§ Work to complete: Strip the pictures and reproduce the rest of the listing exactly.

§ Information provided:
■ ■ ■ ■
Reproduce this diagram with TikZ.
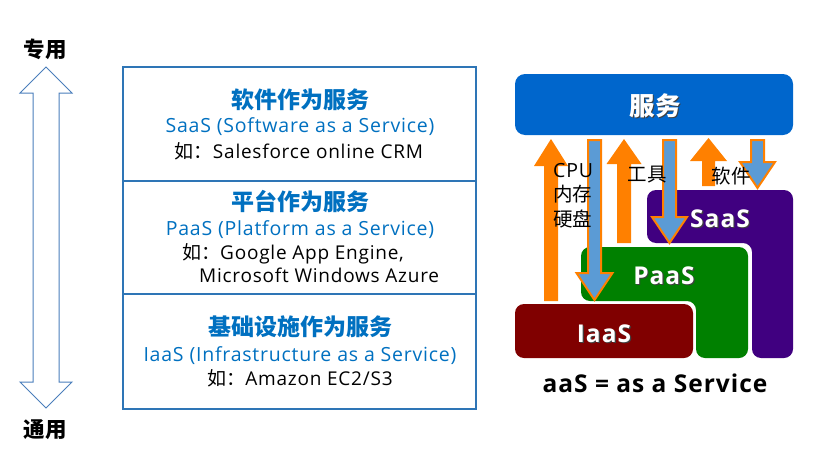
\documentclass[tikz,border=0pt]{standalone}
\usepackage{fontspec}
\setmainfont{Open Sans}[LetterSpace=4]
\newfontfamily\cjk{Noto Sans CJK SC}
\definecolor{tblue}{HTML}{0070C0}
\definecolor{lineblue}{HTML}{2E75B6}
\definecolor{arrblue}{HTML}{5B9BD5}
\definecolor{dblarr}{HTML}{4A7EBB}
\definecolor{svcblue}{HTML}{0066CC}
\definecolor{saascol}{HTML}{400080}
\definecolor{paascol}{HTML}{008000}
\definecolor{iaascol}{HTML}{800000}
\definecolor{orng}{HTML}{FF8000}
\newcommand\UpArr[6]{\fill[orng] (#1-#5,#4) -- (#1-#5,#3) -- (#1-#6,#3) -- (#1,#2) -- (#1+#6,#3) -- (#1+#5,#3) -- (#1+#5,#4) -- cycle;}
\newcommand\DnArr[6]{\filldraw[fill=arrblue,draw=orng,line width=2pt,line join=miter] (#1-#5,#2) -- (#1-#5,#3) -- (#1-#6,#3) -- (#1,#4) -- (#1+#6,#3) -- (#1+#5,#3) -- (#1+#5,#2) -- cycle;}
\tikzset{
  txt/.style={inner sep=0pt,anchor=base},
  ttl/.style={txt,text=tblue,font=\cjk\bfseries\fontsize{23}{27}\selectfont},
  sub/.style={txt,text=tblue,font=\fontsize{19.5}{23}\selectfont},
  ex/.style={txt,text=black,font=\fontsize{19}{23}\selectfont},
  side/.style={txt,font=\cjk\bfseries\fontsize{21.5}{25}\selectfont},
  big/.style={txt,text=white,font=\bfseries\fontsize{24.5}{28}\selectfont},
  bigsh/.style={txt,text=black!75,font=\bfseries\fontsize{24.5}{28}\selectfont},
  lbl/.style={txt,font=\cjk\fontsize{19.5}{23}\selectfont},
}
\begin{document}
\begin{tikzpicture}[x=1pt,y=-1pt]
\useasboundingbox (0,0) rectangle (820,458);
% left double arrow
\draw[dblarr,line width=1pt,line join=miter] (46,67) -- (72,93) -- (59,93) -- (59,382) -- (72,382) -- (46,408) -- (20,382) -- (33,382) -- (33,93) -- (20,93) -- cycle;
\node[side] (zy) at (45,57) {专用};
\node[side] (ty) at (45,437) {通用};
% table
\draw[lineblue,line width=1.8pt] (123,67) rectangle (476,409);
\draw[lineblue,line width=1.8pt] (123,181) -- (476,181);
\draw[lineblue,line width=1.8pt] (123,294) -- (476,294);
\node[ttl] (t1) at (300,108.5) {软件作为服务};
\node[sub] (s1) at (300,132.7) {SaaS (Software as a Service)};
\node[ex] (e1) at (299,158) {{\cjk 如：}Salesforce online CRM};
\node[ttl] (t2) at (300,210.5) {平台作为服务};
\node[sub] (s2) at (300,235) {PaaS (Platform as a Service)};
\node[ex,anchor=base west] (e2a) at (182,259.3) {{\cjk 如：}Google App Engine,};
\node[ex,anchor=base west] (e2b) at (199,282.7) {Microsoft Windows Azure};
\node[ttl] (t3) at (300,335.5) {基础设施作为服务};
\node[sub] (s3) at (300,361) {IaaS (Infrastructure as a Service)};
\node[ex] (e3) at (300,385) {{\cjk 如：}Amazon EC2/S3};
% right diagram
\fill[svcblue,rounded corners=10pt] (515,74) rectangle (793,135);
\fill[saascol,rounded corners=9pt] (647,190) -- (793,190) -- (793,358) -- (752,358) -- (752,243) -- (647,243) -- cycle;
\fill[paascol,rounded corners=9pt] (581,247) -- (748,247) -- (748,358) -- (696,358) -- (696,301) -- (581,301) -- cycle;
\fill[iaascol,rounded corners=9pt] (515,304) rectangle (693,358);
\node[txt,text=black!75,font=\cjk\bfseries\fontsize{25.5}{29}\selectfont] (fwsh) at (656.2,116.2) {服务};
\node[txt,text=white,font=\cjk\bfseries\fontsize{25.5}{29}\selectfont] (fw) at (655,115) {服务};
\node[bigsh] (ssh) at (721.2,228.2) {SaaS};
\node[big] (ss) at (720,227) {SaaS};
\node[bigsh] (psh) at (665.2,285.2) {PaaS};
\node[big] (ps) at (664,284) {PaaS};
\node[bigsh] (ish) at (605.2,343.2) {IaaS};
\node[big] (is) at (604,342) {IaaS};
% arrows
\UpArr{551}{139}{166}{301}{7}{17}
\UpArr{624}{139}{164}{243}{7}{17.5}
\UpArr{708.5}{138}{161}{186}{6.5}{18.5}
\DnArr{594.5}{140}{273}{300}{6.5}{18}
\DnArr{669.5}{140}{217}{243}{6.5}{17.5}
\DnArr{757.5}{140}{162}{188}{6.5}{17.5}
% labels
\node[txt,anchor=base west,font=\fontsize{19.5}{23}\selectfont] (cpu) at (553,177) {CPU};
\node[lbl,anchor=base west] (nc) at (553,201) {内存};
\node[lbl,anchor=base west] (yp) at (553,226) {硬盘};
\node[lbl] (gj) at (647,181) {工具};
\node[lbl] (rj) at (731,183) {软件};
\node[txt,font=\bfseries\fontsize{24.5}{28}\selectfont] (aas) at (655,392) {aaS = as a Service};
\end{tikzpicture}
\end{document}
■ ■ ■ ■
§ Expected output:
Reproduce this diagram with TikZ.
\documentclass[tikz,border=0pt]{standalone}
\usepackage{fontspec}
\setmainfont{Open Sans}[LetterSpace=4]
\newfontfamily\cjk{Noto Sans CJK SC}
\definecolor{tblue}{HTML}{0070C0}
\definecolor{lineblue}{HTML}{2E75B6}
\definecolor{arrblue}{HTML}{5B9BD5}
\definecolor{dblarr}{HTML}{4A7EBB}
\definecolor{svcblue}{HTML}{0066CC}
\definecolor{saascol}{HTML}{400080}
\definecolor{paascol}{HTML}{008000}
\definecolor{iaascol}{HTML}{800000}
\definecolor{orng}{HTML}{FF8000}
\newcommand\UpArr[6]{\fill[orng] (#1-#5,#4) -- (#1-#5,#3) -- (#1-#6,#3) -- (#1,#2) -- (#1+#6,#3) -- (#1+#5,#3) -- (#1+#5,#4) -- cycle;}
\newcommand\DnArr[6]{\filldraw[fill=arrblue,draw=orng,line width=2pt,line join=miter] (#1-#5,#2) -- (#1-#5,#3) -- (#1-#6,#3) -- (#1,#4) -- (#1+#6,#3) -- (#1+#5,#3) -- (#1+#5,#2) -- cycle;}
\tikzset{
  txt/.style={inner sep=0pt,anchor=base},
  ttl/.style={txt,text=tblue,font=\cjk\bfseries\fontsize{23}{27}\selectfont},
  sub/.style={txt,text=tblue,font=\fontsize{19.5}{23}\selectfont},
  ex/.style={txt,text=black,font=\fontsize{19}{23}\selectfont},
  side/.style={txt,font=\cjk\bfseries\fontsize{21.5}{25}\selectfont},
  big/.style={txt,text=white,font=\bfseries\fontsize{24.5}{28}\selectfont},
  bigsh/.style={txt,text=black!75,font=\bfseries\fontsize{24.5}{28}\selectfont},
  lbl/.style={txt,font=\cjk\fontsize{19.5}{23}\selectfont},
}
\begin{document}
\begin{tikzpicture}[x=1pt,y=-1pt]
\useasboundingbox (0,0) rectangle (820,458);
% left double arrow
\draw[dblarr,line width=1pt,line join=miter] (46,67) -- (72,93) -- (59,93) -- (59,382) -- (72,382) -- (46,408) -- (20,382) -- (33,382) -- (33,93) -- (20,93) -- cycle;
\node[side] (zy) at (45,57) {专用};
\node[side] (ty) at (45,437) {通用};
% table
\draw[lineblue,line width=1.8pt] (123,67) rectangle (476,409);
\draw[lineblue,line width=1.8pt] (123,181) -- (476,181);
\draw[lineblue,line width=1.8pt] (123,294) -- (476,294);
\node[ttl] (t1) at (300,108.5) {软件作为服务};
\node[sub] (s1) at (300,132.7) {SaaS (Software as a Service)};
\node[ex] (e1) at (299,158) {{\cjk 如：}Salesforce online CRM};
\node[ttl] (t2) at (300,210.5) {平台作为服务};
\node[sub] (s2) at (300,235) {PaaS (Platform as a Service)};
\node[ex,anchor=base west] (e2a) at (182,259.3) {{\cjk 如：}Google App Engine,};
\node[ex,anchor=base west] (e2b) at (199,282.7) {Microsoft Windows Azure};
\node[ttl] (t3) at (300,335.5) {基础设施作为服务};
\node[sub] (s3) at (300,361) {IaaS (Infrastructure as a Service)};
\node[ex] (e3) at (300,385) {{\cjk 如：}Amazon EC2/S3};
% right diagram
\fill[svcblue,rounded corners=10pt] (515,74) rectangle (793,135);
\fill[saascol,rounded corners=9pt] (647,190) -- (793,190) -- (793,358) -- (752,358) -- (752,243) -- (647,243) -- cycle;
\fill[paascol,rounded corners=9pt] (581,247) -- (748,247) -- (748,358) -- (696,358) -- (696,301) -- (581,301) -- cycle;
\fill[iaascol,rounded corners=9pt] (515,304) rectangle (693,358);
\node[txt,text=black!75,font=\cjk\bfseries\fontsize{25.5}{29}\selectfont] (fwsh) at (656.2,116.2) {服务};
\node[txt,text=white,font=\cjk\bfseries\fontsize{25.5}{29}\selectfont] (fw) at (655,115) {服务};
\node[bigsh] (ssh) at (721.2,228.2) {SaaS};
\node[big] (ss) at (720,227) {SaaS};
\node[bigsh] (psh) at (665.2,285.2) {PaaS};
\node[big] (ps) at (664,284) {PaaS};
\node[bigsh] (ish) at (605.2,343.2) {IaaS};
\node[big] (is) at (604,342) {IaaS};
% arrows
\UpArr{551}{139}{166}{301}{7}{17}
\UpArr{624}{139}{164}{243}{7}{17.5}
\UpArr{708.5}{138}{161}{186}{6.5}{18.5}
\DnArr{594.5}{140}{273}{300}{6.5}{18}
\DnArr{669.5}{140}{217}{243}{6.5}{17.5}
\DnArr{757.5}{140}{162}{188}{6.5}{17.5}
% labels
\node[txt,anchor=base west,font=\fontsize{19.5}{23}\selectfont] (cpu) at (553,177) {CPU};
\node[lbl,anchor=base west] (nc) at (553,201) {内存};
\node[lbl,anchor=base west] (yp) at (553,226) {硬盘};
\node[lbl] (gj) at (647,181) {工具};
\node[lbl] (rj) at (731,183) {软件};
\node[txt,font=\bfseries\fontsize{24.5}{28}\selectfont] (aas) at (655,392) {aaS = as a Service};
\end{tikzpicture}
\end{document}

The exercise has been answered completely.